The fence is powered by Gallagher high series 10000i energisers which deliver 100 joules. One landholder has installed a solar-powered system while the other two are accessing mains power.

So far, the total cost of construction is just over $296,000 which averages out at $7500 per kilometre (range $5000/km to $11,000/km) with construction starting in July 2020 and completed in December 2021.

The project was partly funded through Round 2 of the Commonwealth Government’s Communities Combating Pest and Weed Impacts During Drought Program provided to Southern Downs Regional Council.

There has been significant investment in standard exclusion fences and the landholders in the Traprock area were interested to see if electric fencing was more versatile in steep, rocky and heavily timbered terrain.
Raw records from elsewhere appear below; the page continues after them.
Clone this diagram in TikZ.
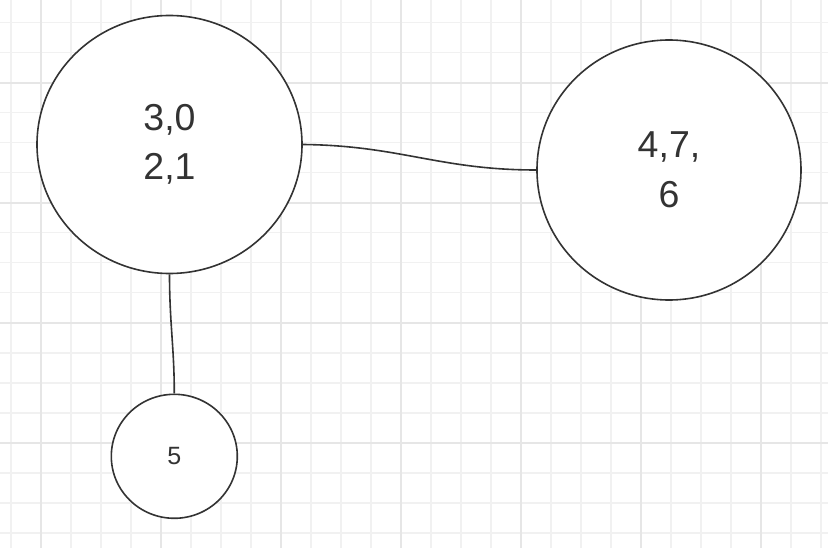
\documentclass[tikz,border=0pt]{standalone}
\usepackage{fontspec}
\setmainfont{Liberation Sans}
\usetikzlibrary{shapes.geometric,calc}
\definecolor{gridminor}{HTML}{F1F1F1}
\definecolor{gridmajor}{HTML}{E6E6E6}
\definecolor{ink}{HTML}{333333}
\begin{document}
\begin{tikzpicture}[x=1pt,y=-1pt,
  minorline/.style={gridminor,line width=1.6pt},
  majorline/.style={gridmajor,line width=1.8pt},
  vertex/.style={ellipse,draw=ink,line width=1.6pt,fill=white,inner sep=0pt,
    text=ink,align=center},
  bigtext/.style={font=\fontsize{37.5}{49.5}\selectfont},
  smalltext/.style={font=\fontsize{25}{30}\selectfont},
  link/.style={draw=ink,line width=1.6pt}]
\useasboundingbox (0,0) rectangle (828,548);
\fill[white] (0,0) rectangle (828,548);
% background grid
\foreach \x in {11,41,...,821} \draw[minorline] (\x,0) -- (\x,548);
\foreach \y in {22.7,52.7,...,542} \draw[minorline] (0,\y) -- (828,\y);
\foreach \x in {41,161,...,761} \draw[majorline] (\x,0) -- (\x,548);
\foreach \y in {82.7,202.7,322.7,442.7} \draw[majorline] (0,\y) -- (828,\y);
% vertices
\node[vertex,bigtext,minimum width=265pt,minimum height=258pt] (a) at (169.5,144.5) {3,0\\2,1};
\node[vertex,bigtext,minimum width=264pt,minimum height=260pt] (b) at (669,170) {4,7,\\6};
\node[vertex,smalltext,minimum width=126pt,minimum height=124pt] (c) at (174.3,456.3) {5};
% edges
\draw[link] (a.east) .. controls ($(a.east)+(97,1)$) and ($(b.west)+(-97,0)$) .. (b.west);
\draw[link] (a.south) .. controls ($(a.south)+(0,48)$) and ($(c.north)+(0,-45)$) .. (c.north);
\end{tikzpicture}
\end{document}
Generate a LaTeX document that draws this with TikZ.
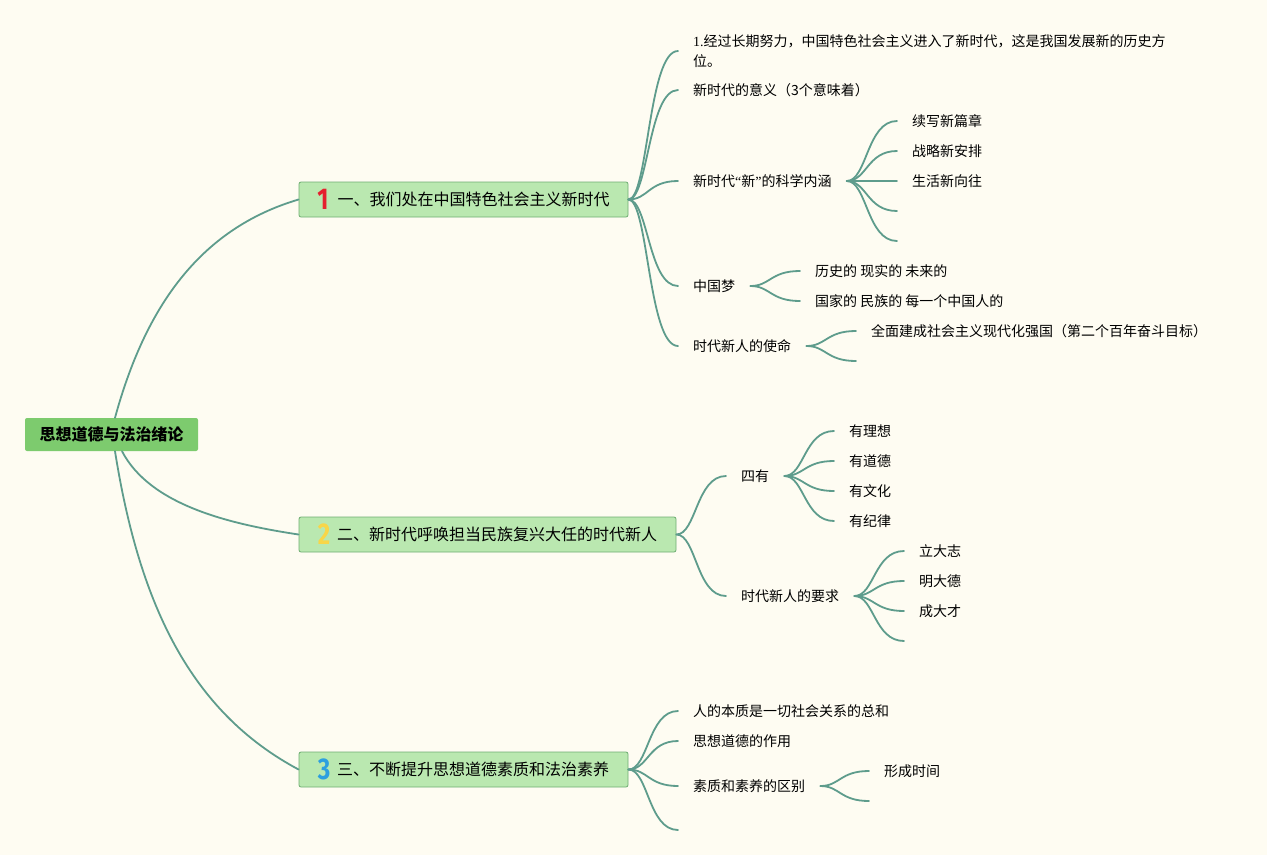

The project seeks to answer:

 Cost of construction

 Time spent on maintenance and repair

 Are wild dogs being excluded by the fence

The landholders are optimistic the wild dog exclusion fence will protect their livestock, make their enterprise more viable and provide them with peace of mind.

Monitoring of the fence performance has started with landholders keeping fault logs and supplying data from the energisers.

Participating landholder Mark Davey said the impact of predation by wild dogs during the 2019 drought on his own and neighbouring sheep flocks pre-empted the installation of the cluster.

Mr Davey uses livestock guardian dogs in conjunction with baiting, trapping and shooting, and considers the exclusion fencing as an additional tool in wild dog management.

He said the predation had taken a mental toll on all three producers in the Pikes Creek cluster.

“It is very rugged and undulating country – trying to pin the fence down in the gullies and going over the rises was challenging.

“It was easier doing it with single wires as opposed to netting,” Mr Davey said.

“We have trapped three wild dogs inside the cluster since closing it – they were fenced in during construction.

“Since completion, I have noticed total grazing pressure has reduced,” he said.

“I’m certain electricity will work, and we obviously want our bottom line to increase by getting rid of the wild dogs so we can all stay in sheep, increase our numbers and profitability.

“The voltage and ampage of the whole fence is monitored remotely and if there is any intrusion or problem with the fence, we receive an SMS alert on our phones – that is a big plus.”

Mr Davey said the project would generate data and information for landholders in other regions interested in erecting electric exclusion fences.

Southern Downs Regional Council is committed to maintaining the Stanthorpe wild dog spur fence and Killarney check fence and works with community groups to obtain external funds to run broadscale, coordinated pest control projects such as 1080 baiting for wild dogs and exclusion fencing projects.